Feb 23, 2016
Analyzing Individual Risk

Researchers at the University of Iowa are collaborating with the U.S. military to analyze injury risk associated with specific tasks carried out by Marines. Funded with a $2.6-million grant from the Office of Naval Research, the research is being conducted through UI’s College of Engineering along with the athletics and physiology departments.

An article from the Iowa City Press-Citizen explains that this research will use models developed by the UI Virtual Soldier Research Program, which incorporates computer simulations to test how soldiers will perform while weighed down with various weaponry and heavy equipment. The new project would incorporate a Marine’s physiological characteristics, then show how different training environments would affect his or her condition.

“Both in athletics and military settings, it’s not just young males that are involved in these activities,” UI professor of human physiology Kevin Kregel told the Iowa City Press-Citizen. “It’s males and females.
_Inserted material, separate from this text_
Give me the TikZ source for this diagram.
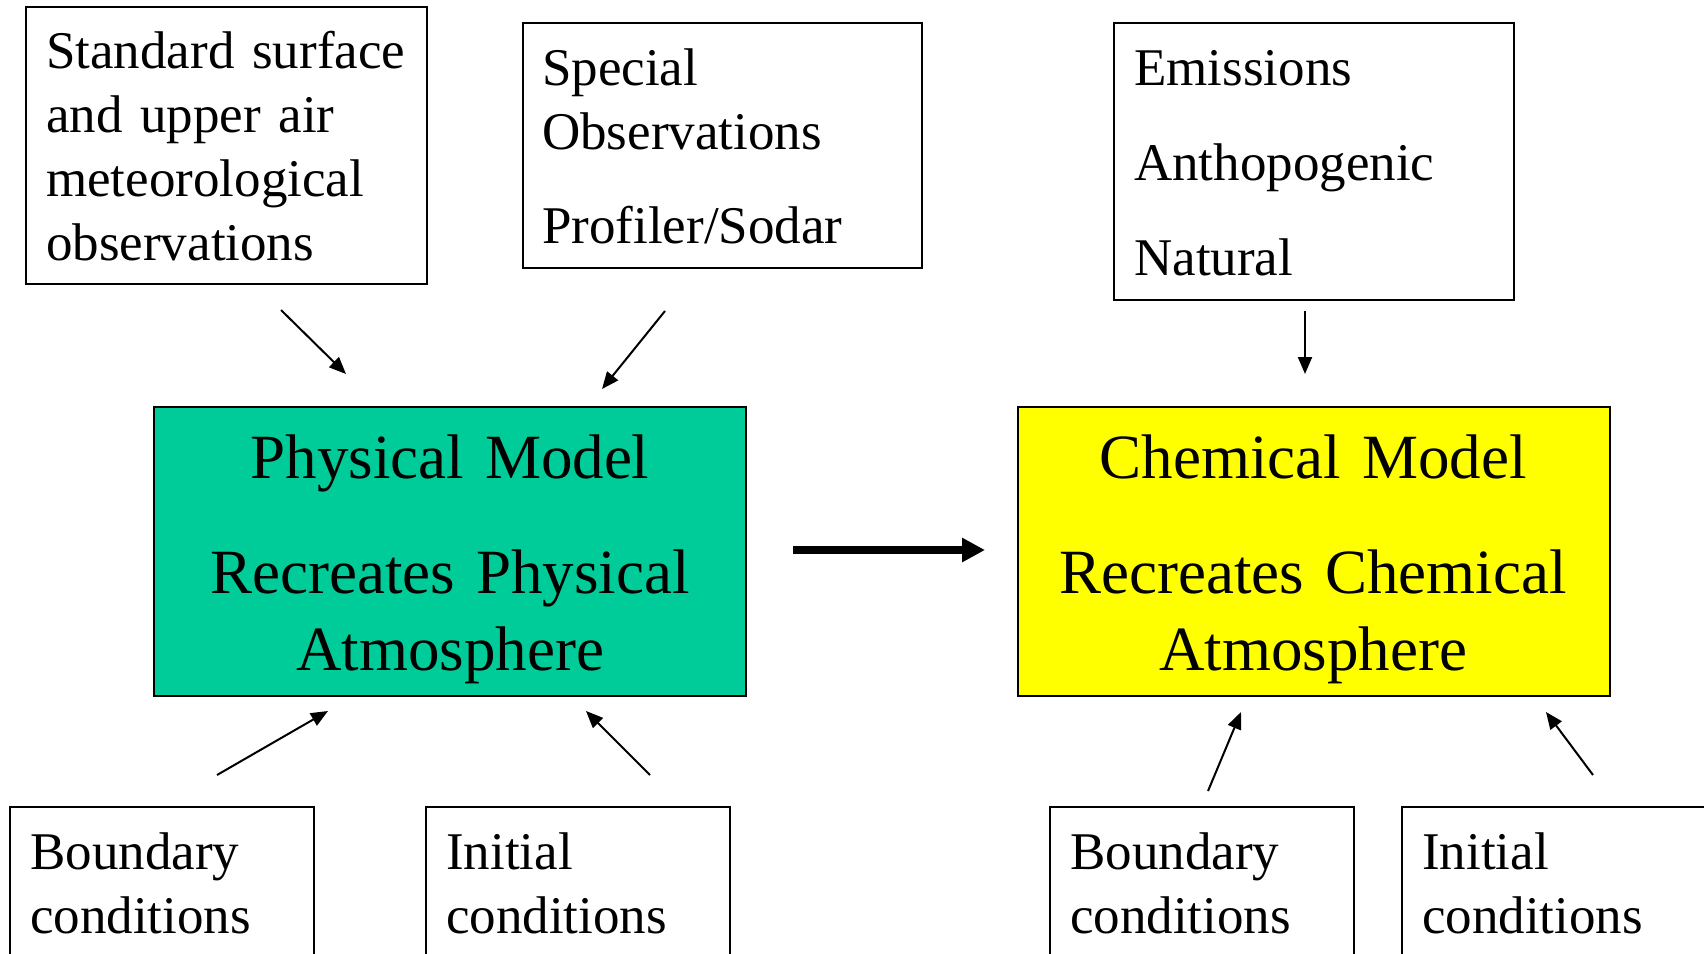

It’s different ages, different body types, different activity levels… It’s a pretty complex process because we are trying to get down to the individual and to groups of individuals or profiling large segments of the population.”

The goal of this research is to take the information from the computer simulations and have the program develop an individualized strength and conditioning program to help Marines recover from and prevent injuries. Developed in 2003, UI’s Virtual Soldier Research Program has attracted a number of research partnerships with the U.S. military as well as private organizations.